Switzerland can seem expensive--discouragingly so--especially considering the strength of the Swiss franc; $1 buys about .94 francs. But the land of mountains, cheese and chocolates need not be out of reach for the budget-conscious traveler.
Here are some tips to save some bucks.
Drink from the public fountains
At a cafe, a bottle of water costs about $5. Or you could spend nothing by drinking from Switzerland’s thousands of picturesque fountains. As some Swiss will tell you, the water some restaurants serve you comes from these same fountains.
As you explore, carry a bottle with you to fill. Although most fountains gush with potable water, note signs that say otherwise. If the fountain looks shady (algae or bugs gone belly up), move on to the next.
Eat at grocery stores
Eating out in Switzerland is not cheap. Don’t expect sanctuary at fast food restaurants either. At one Burger King in Lucerne I peeked inside, and a Whopper Jr. with large fries and a drink fetched about $13.50.

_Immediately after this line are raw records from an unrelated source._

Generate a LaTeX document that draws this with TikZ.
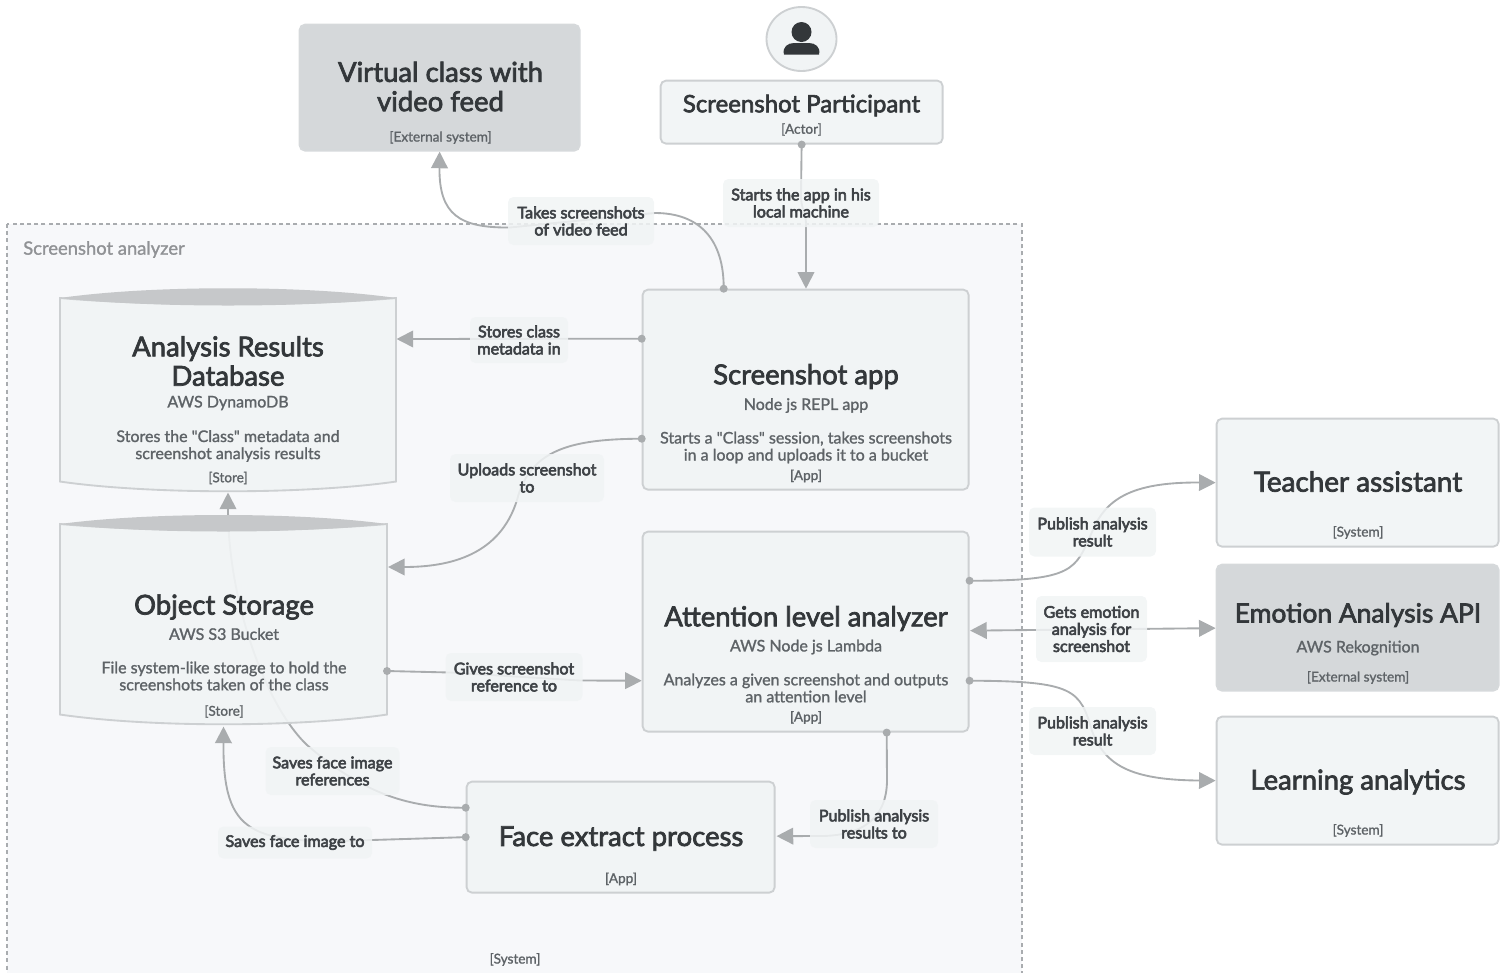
\documentclass[tikz,border=0pt]{standalone}
\usepackage{fontspec}
\setmainfont{Lato}
\newfontfamily\ltitle[FakeBold=2.6]{Lato}
\newfontfamily\llab[FakeBold=3.6]{Lato}
\newfontfamily\lsub[FakeBold=1.3]{Lato}
\usetikzlibrary{calc,arrows.meta,shapes.geometric}
\definecolor{bnd}{HTML}{F7F8FA}
\definecolor{bndline}{HTML}{A9ACAF}
\definecolor{boxfill}{HTML}{F1F4F5}
\definecolor{boxline}{HTML}{CDD0D2}
\definecolor{extfill}{HTML}{D1D5D7}
\definecolor{edgec}{HTML}{A9ACAE}
\definecolor{lens}{HTML}{C6C8CA}
\definecolor{ttl}{HTML}{33373A}
\definecolor{sub}{HTML}{5E6367}
\definecolor{lbl}{HTML}{3E4246}
\pgfdeclarelayer{bgl}\pgfdeclarelayer{edgel}
\pgfsetlayers{bgl,edgel,main}
\tikzset{
 sz/.style 2 args={minimum width=#1*0.75pt,minimum height=#2*0.75pt},
 box/.style={draw=boxline,line width=1.4pt,fill=boxfill,fill opacity=.92,rounded corners=4pt,inner sep=0,anchor=north west},
 extbox/.style={box,draw=extfill!90!white,fill=extfill},
 ghost/.style={inner sep=0,anchor=north west},
 ttlA/.style={text=ttl,align=center,font=\ltitle\fontsize{20.6}{22}\selectfont,inner sep=0},
 ttlB/.style={text=ttl,align=center,font=\ltitle\fontsize{18}{20}\selectfont,inner sep=0},
 subt/.style={text=sub,align=center,font=\lsub\fontsize{12}{12.8}\selectfont,inner sep=0},
 tagt/.style={text=sub,font=\lsub\fontsize{10.2}{11}\selectfont,inner sep=0},
 lab/.style={fill=boxfill,fill opacity=.85,text opacity=1,text=lbl,rounded corners=4pt,align=center,font=\llab\fontsize{12.1}{12.8}\selectfont,inner sep=0},
 edge/.style={draw=edgec,line width=1.4pt,-{Triangle[length=12.5pt,width=12.5pt]}},
 edgeb/.style={draw=edgec,line width=1.4pt,{Triangle[length=12.5pt,width=12.5pt]}-{Triangle[length=12.5pt,width=12.5pt]}},
 dotc/.style={fill=edgec,draw=none},
}
\newcommand{\pdot}[1]{\fill[dotc] (#1) circle (4);}
\begin{document}
\begin{tikzpicture}[x=0.75pt,y=-0.75pt]
\useasboundingbox (0,0) rectangle (1507,972);
\begin{pgfonlayer}{bgl}
\clip (0,0) rectangle (1507,972);
\draw[fill=bnd,draw=bndline,line width=1pt,dash pattern=on 3pt off 2.4pt] (7,224) rectangle (1022,985);
\end{pgfonlayer}
% boundary labels
\node[anchor=west,text=bndline!85!black,font=\lsub\fontsize{13.8}{14}\selectfont,inner sep=0] (sysname) at (23,249.5) {Screenshot analyzer};
\node[tagt] (systag) at (515,959.5) {[System]};
% external
\node[extbox,sz={280}{126}] (virt) at (298.7,23.7) {};
\node[ttlA] (virtT) at (440.5,86.5) {Virtual class with\\video feed};
\node[tagt] (virtG) at (440.5,137.5) {[External system]};
% actor
\node[ellipse,draw=boxline,line width=1.4pt,fill=boxfill,sz={70}{64},inner sep=0] (actor) at (801.5,39) {};
\fill[ttl] (801.5,32) circle (10);
\fill[ttl] (784,54.5) .. controls (782,47) and (788,43) .. (794,43) -- (809,43) .. controls (815,43) and (821,47) .. (819,54.5) -- cycle;
\node[box,sz={282}{63}] (part) at (659.7,79.7) {};
\node[ttlB] (partT) at (801.5,105.5) {Screenshot Participant};
\node[tagt] (partG) at (801.5,129.5) {[Actor]};
% app
\node[box,sz={326}{200}] (app) at (641.7,288.7) {};
\node[ttlA] (appT) at (806,376.5) {Screenshot app};
\node[subt] (appS) at (806,405.5) {Node js REPL app};
\node[subt] (appD) at (806,447.5) {Starts a "Class" session, takes screenshots\\in a loop and uploads it to a bucket};
\node[tagt] (appG) at (806,476) {[App]};
% attention
\node[box,sz={326}{200}] (att) at (641.7,530.7) {};
\node[ttlA] (attT) at (806,618.5) {Attention level analyzer};
\node[subt] (attS) at (806,647) {AWS Node js Lambda};
\node[subt] (attD) at (806,688) {Analyzes a given screenshot and outputs\\an attention level};
\node[tagt] (attG) at (806,717.5) {[App]};
% face
\node[box,sz={308}{111}] (face) at (465.7,780.7) {};
\node[ttlA] (faceT) at (621,838.5) {Face extract process};
\node[tagt] (faceG) at (621,879) {[App]};
% right
\node[box,sz={282}{128}] (teach) at (1215.7,417.7) {};
\node[ttlA,font=\ltitle\fontsize{20.9}{22}\selectfont] (teachT) at (1358,481.5) {Teacher assistant};
\node[tagt] (teachG) at (1358,532.5) {[System]};
\node[extbox,sz={282}{126}] (emo) at (1215.7,563.7) {};
\node[ttlA,font=\ltitle\fontsize{19.8}{22}\selectfont] (emoT) at (1358,615) {Emotion Analysis API};
\node[subt,text=sub] (emoS) at (1358,648) {AWS Rekognition};
\node[tagt] (emoG) at (1358,677.5) {[External system]};
\node[box,sz={282}{128}] (learn) at (1215.7,715.7) {};
\node[ttlA] (learnT) at (1358,782) {Learning analytics};
\node[tagt] (learnG) at (1358,830.5) {[System]};
% cylinders
\node[ghost,sz={335.5}{203}] (db) at (60,288) {};
\path[fill=boxfill,fill opacity=.92,draw=boxline,line width=1.4pt] ($(db.north west)+(0,10)$) .. controls ($(db.north west)+(90,18)$) and ($(db.north east)+(-90,18)$) .. ($(db.north east)+(0,10)$) -- ($(db.south east)+(0,-10)$) .. controls ($(db.south east)+(-90,3)$) and ($(db.south west)+(90,3)$) .. ($(db.south west)+(0,-10)$) -- cycle;
\fill[lens] ($(db.north west)+(0,10)$) .. controls ($(db.north west)+(90,-3)$) and ($(db.north east)+(-90,-3)$) .. ($(db.north east)+(0,10)$) .. controls ($(db.north east)+(-90,20)$) and ($(db.north west)+(90,20)$) .. cycle;
\node[ttlA] (dbT) at (228,361) {Analysis Results\\Database};
\node[subt] (dbS) at (228,403) {AWS DynamoDB};
\node[subt] (dbD) at (228,446) {Stores the "Class" metadata and\\screenshot analysis results};
\node[tagt] (dbG) at (228,478) {[Store]};
\node[ghost,sz={326.5}{209}] (obj) at (60,515) {};
\path[fill=boxfill,fill opacity=.92,draw=boxline,line width=1.4pt] ($(obj.north west)+(0,9)$) .. controls ($(obj.north west)+(90,17)$) and ($(obj.north east)+(-90,17)$) .. ($(obj.north east)+(0,9)$) -- ($(obj.south east)+(0,-10)$) .. controls ($(obj.south east)+(-90,3)$) and ($(obj.south west)+(90,3)$) .. ($(obj.south west)+(0,-10)$) -- cycle;
\fill[lens] ($(obj.north west)+(0,9)$) .. controls ($(obj.north west)+(90,-3)$) and ($(obj.north east)+(-90,-3)$) .. ($(obj.north east)+(0,9)$) .. controls ($(obj.north east)+(-90,19)$) and ($(obj.north west)+(90,19)$) .. cycle;
\node[ttlA] (objT) at (224,607) {Object Storage};
\node[subt] (objS) at (224,634) {AWS S3 Bucket};
\node[subt] (objD) at (224,676) {File system-like storage to hold the\\screenshots taken of the class};
\node[tagt] (objG) at (224,711.5) {[Store]};
% labels
\node[lab,sz={156}{48}] (l1) at (801,203) {Starts the app in his\\local machine};
\node[lab,sz={146}{48}] (l2) at (581,221) {Takes screenshots\\of video feed};
\node[lab,sz={98}{46}] (l3) at (519,340) {Stores class\\metadata in};
\node[lab,sz={154}{48}] (l4) at (527,478) {Uploads screenshot\\to};
\node[lab,sz={137}{48}] (l5) at (514,677) {Gives screenshot\\reference to};
\node[lab,sz={128}{48}] (l6) at (874,824) {Publish analysis\\results to};
\node[lab,sz={154}{32}] (l7) at (295,842.5) {Saves face image to};
\node[lab,sz={134}{48}] (l8) at (332.5,771) {Saves face image\\references};
\node[lab,sz={127}{49}] (l9) at (1092.5,532) {Publish analysis\\result};
\node[lab,sz={111}{66}] (l10) at (1091.5,629) {Gets emotion\\analysis for\\screenshot};
\node[lab,sz={127}{48}] (l11) at (1092.5,731) {Publish analysis\\result};
% ports and edges
\begin{pgfonlayer}{edgel}
\coordinate (a1) at (part.south);
\coordinate (b1) at (app.north west -| 806,0);
\coordinate (a2) at ($(app.north west)+(82,0)$);
\coordinate (b2) at (virt.south);
\coordinate (a3) at ($(app.north west)+(0,50)$);
\coordinate (b3) at ($(db.north east)+(0.5,51)$);
\coordinate (a4) at ($(app.north west)+(0,150)$);
\coordinate (b4) at ($(obj.north east)+(1,52)$);
\coordinate (a5) at ($(obj.north east)+(0,156)$);
\coordinate (b5) at ($(att.north west)+(0,150)$);
\coordinate (a6) at ($(att.south west)+(245,0)$);
\coordinate (b6) at ($(face.east)+(1,-1)$);
\coordinate (a7) at ($(face.west)$);
\coordinate (b7) at ($(obj.south)+(0,2)$);
\coordinate (a8) at ($(face.north west)+(0,27)$);
\coordinate (b8) at ($(db.south)+(0,1)$);
\coordinate (a9) at ($(att.north east)+(0,50)$);
\coordinate (b9) at (teach.west);
\coordinate (a10) at ($(att.north east)+(0,150)$);
\coordinate (b10) at (learn.west);
\coordinate (a11) at ($(att.east)+(0.5,-1)$);
\coordinate (b11) at ($(emo.west)+(0,0.5)$);
\draw[edge] (a1) -- (801,195) .. controls (801,212) and (806,208) .. (806,226) -- (b1);
\draw[edge] (a2) .. controls (724,240) and (700,213) .. (655,213) -- (510,227.5) .. controls (460,228) and (439,215) .. (b2);
\draw[edge] (a3) -- (b3);
\draw[edge] (a4) .. controls (570,439) and (530,450) .. (517,500) .. controls (500,555) and (450,567) .. (b4);
\draw[edge] (a5) -- (450,672.5) -- (580,680.5) -- (b5);
\draw[edge] (a6) -- (887,780) .. controls (887,820) and (860,836) .. (820,836) -- (b6);
\draw[edge] (a7) -- (372,840) .. controls (250,845) and (223,835) .. (b7);
\draw[edge] (a8) .. controls (410,808) and (365,795) .. (307,745) .. controls (265,705) and (228,600) .. (b8);
\draw[edge] (a9) .. controls (1075,581) and (1075,570) .. (1092,532) .. controls (1105,500) and (1130,482) .. (b9);
\draw[edge] (a10) .. controls (1075,681) and (1080,690) .. (1092,731) .. controls (1105,765) and (1130,780) .. (b10);
\draw[edgeb] (a11) -- (b11);
\end{pgfonlayer}
\pdot{a1}\pdot{a2}\pdot{a3}\pdot{a4}\pdot{a5}\pdot{a6}\pdot{a7}\pdot{a8}\pdot{a9}\pdot{a10}
\end{tikzpicture}
\end{document}
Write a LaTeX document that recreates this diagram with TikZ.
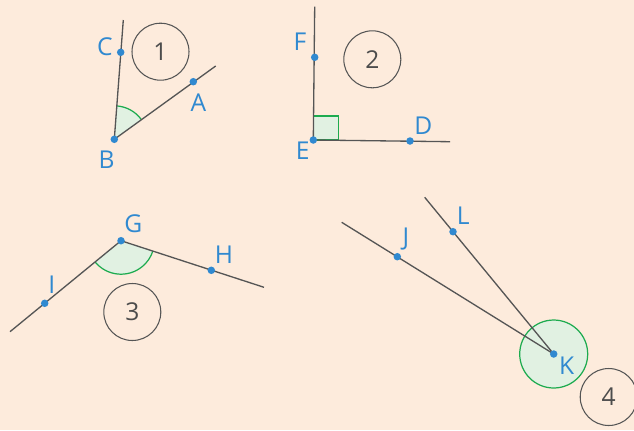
\documentclass[tikz,border=0pt]{standalone}
\usepackage{fontspec}
\setmainfont{Open Sans}
\usetikzlibrary{angles}
\definecolor{Paper}{HTML}{FDEBDC}
\definecolor{Blue}{HTML}{3089D0}
\definecolor{Green}{HTML}{1DAB4F}
\definecolor{Tint}{HTML}{E1F1E2}
\definecolor{Ink}{HTML}{555555}

\begin{document}
\begin{tikzpicture}[x=0.02cm,y=-0.02cm,
    ray/.style={Ink,line width=0.75pt},
    pt/.style={circle,fill=Blue,inner sep=0pt,minimum size=0.15cm},
    lbl/.style={text=Blue,inner sep=0pt,font=\fontsize{14}{16}\selectfont},
    num/.style={circle,draw=Ink,line width=0.6pt,minimum size=1.14cm,inner sep=0pt,
      text=Ink!90!black,font=\fontsize{14}{16}\selectfont},
    anglemark/.style={draw=Green,fill=Tint,line width=0.7pt}
  ]
    \useasboundingbox (0,0) rectangle (634,430);
    \fill[Paper] (0,0) rectangle (634,430);
    % points
    \coordinate (A) at (193.3,81.7);
    \coordinate (B) at (114.3,139.3);
    \coordinate (C) at (120.7,52.3);
    \coordinate (D) at (410,141);
    \coordinate (E) at (313.3,140);
    \coordinate (F) at (314.7,57.3);
    \coordinate (G) at (121,240.7);
    \coordinate (H) at (211.3,270.3);
    \coordinate (I) at (44.7,303.3);
    \coordinate (J) at (397.3,256.7);
    \coordinate (K) at (553.7,354);
    \coordinate (L) at (453,231.7);
    % free ends of the rays
    \coordinate (Aend) at (215.7,66);
    \coordinate (Cend) at (123.3,20);
    \coordinate (Dend) at (450,141.7);
    \coordinate (Fend) at (314.7,6.7);
    \coordinate (Hend) at (264,287.3);
    \coordinate (Iend) at (10,331.7);
    \coordinate (Jend) at (341.7,222.3);
    \coordinate (Lend) at (424.7,197.3);
    % angle marks
    \pic[anglemark,angle radius=0.67cm] {angle=A--B--C};
    \draw[anglemark] (E) rectangle ++(25,-24);
    \pic[anglemark,angle radius=0.67cm] {angle=I--G--H};
    \draw[anglemark] (K) circle[radius=0.68cm];
    % rays
    \draw[ray] (B) -- (Aend);
    \draw[ray] (B) -- (Cend);
    \draw[ray] (E) -- (Dend);
    \draw[ray] (E) -- (Fend);
    \draw[ray] (G) -- (Hend);
    \draw[ray] (G) -- (Iend);
    \draw[ray] (K) -- (Jend);
    \draw[ray] (K) -- (Lend);
    \foreach \p in {A,B,C,D,E,F,G,H,I,J,K,L}
      \node[pt] (dot\p) at (\p) {};
    % letters
    \foreach \p/\x/\y in {A/198.3/102.7,B/106.7/159.3,C/105/46.7,D/423.3/126,
        E/302.7/150.7,F/300/41.7,G/133.3/224,H/224/255,I/51.7/285,
        J/406/239.3,K/566.7/365.7,L/463.3/216}
      \node[lbl] (lab\p) at (\x,\y) {\p};
    % figure numbers
    \node[num] (n1) at (160.5,51.7) {1};
    \node[num] (n2) at (372.3,59.3) {2};
    \node[num] (n3) at (132.3,312) {3};
    \node[num] (n4) at (608.7,397) {4};
  \end{tikzpicture}
\end{document}
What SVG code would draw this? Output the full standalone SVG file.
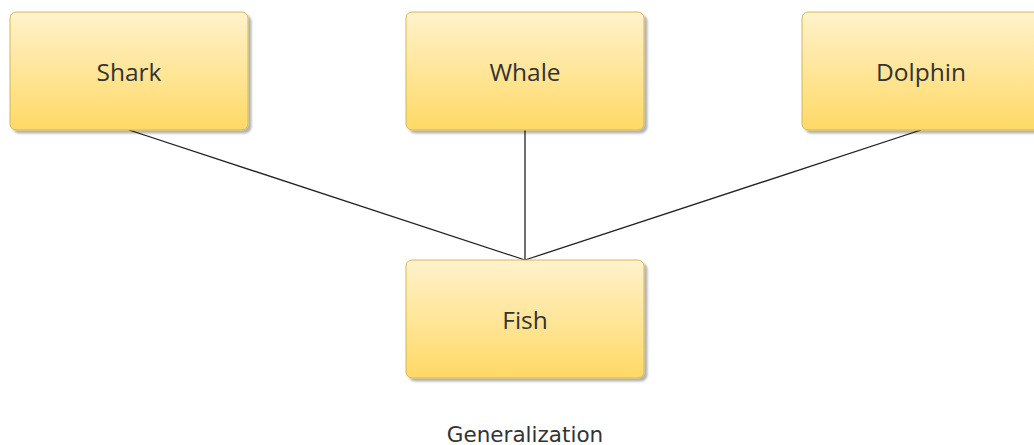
<svg xmlns="http://www.w3.org/2000/svg" width="1034" height="445" viewBox="0 0 1034 445">
<defs>
<linearGradient id="g" x1="0" y1="0" x2="0" y2="1">
<stop offset="0" stop-color="#fff2cc"/>
<stop offset="1" stop-color="#ffd966"/>
</linearGradient>
<filter id="sh" x="-10%" y="-10%" width="130%" height="130%">
<feGaussianBlur in="SourceAlpha" stdDeviation="1.2"/>
<feOffset dx="3" dy="3" result="b"/>
<feComponentTransfer><feFuncA type="linear" slope="0.3"/></feComponentTransfer>
<feMerge><feMergeNode/><feMergeNode in="SourceGraphic"/></feMerge>
</filter>
</defs>
<style>
.box{fill:url(#g);stroke:#d6b656;stroke-width:1;filter:url(#sh)}
.lbl{font-family:"Open Sans","Noto Sans",sans-serif;font-size:24.5px;fill:#333;text-anchor:middle}
.edge{stroke:#222;stroke-width:1.3;fill:none}
.cap{font-family:"DejaVu Sans",sans-serif;font-size:21.5px;fill:#333;text-anchor:middle}
</style>
<rect width="1034" height="445" fill="#fff"/>
<g id="connectors">
<line class="edge" x1="129" y1="130" x2="525" y2="260"/>
<line class="edge" x1="525" y1="130" x2="525" y2="260"/>
<line class="edge" x1="921" y1="130" x2="525" y2="260"/>
</g>
<g id="shark"><rect class="box" x="10" y="12" width="238" height="118" rx="6"/><text class="lbl" x="129" y="81">Shark</text></g>
<g id="whale"><rect class="box" x="406" y="12" width="238" height="118" rx="6"/><text class="lbl" x="525" y="81">Whale</text></g>
<g id="dolphin"><rect class="box" x="802" y="12" width="238" height="118" rx="6"/><text class="lbl" x="921" y="81">Dolphin</text></g>
<g id="fish"><rect class="box" x="406" y="260" width="238" height="118" rx="6"/><text class="lbl" x="525" y="329">Fish</text></g>
<g id="caption"><text class="cap" x="525" y="442">Generalization</text></g>
</svg>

To eat on a budget, buy your meals at markets, such as Coop and Migros. Some have delis where you can buy prepared food. A modest sandwich might cost you about $5 or $6. Don’t forget to wash it down with fountain water. If you’re peevish about drinking from a fountain, you can get a small bottle of store-brand water for less than a buck.
If you do eat at a restaurant, you can still save money by forgoing drinks. I usually down a Diet Coke with my meal when I dine out, but not in Switzerland, where an 11-once Coke costs about $5. Why would I when they’re about a buck at a nearby market? And if you just want free tap water, ask for hahnenwasser.
Buy your train tickets online or get a Swiss Travel Pass
Trains are a great way to get around Switzerland, connecting major cities and running efficiently. Save on fares by buying discounted supersaver tickets online for many routes.
A supersaver ticket from Zurich to Lucerne costs about $15. The same ticket purchased at the station sets you back about $25.
If you’re going to spend several days traversing Switzerland, consider a Swiss Travel Pass. These passes get you on trains, buses, boats and offer other perks, including free admission to more than 480 museums.
You can buy passes for consecutive days, in increments of three (about $220), four (about $262) and eight days (about $378), or non-consecutive days for slightly more.
Be strategic about purchases
Assuming your vacation itinerary includes nearby France, Germany or Italy, consider whether you can buy something in those countries for less than you’d pay in Switzerland.
On a recent trip to Switzerland, I took day trips into Germany and France with my sister and brother-in-law, who have lived in Switzerland for several years. They used the excursions to stock up on everyday goods, such as diapers, toys and a Thermos.
Do buy chocolates in Switzerland, though. You’ll pay the same or even a little less compared with nearby countries. Get them at a market. Coop and Migros have extensive chocolate aisles and sell inexpensive store brands. Your family and friends won’t know.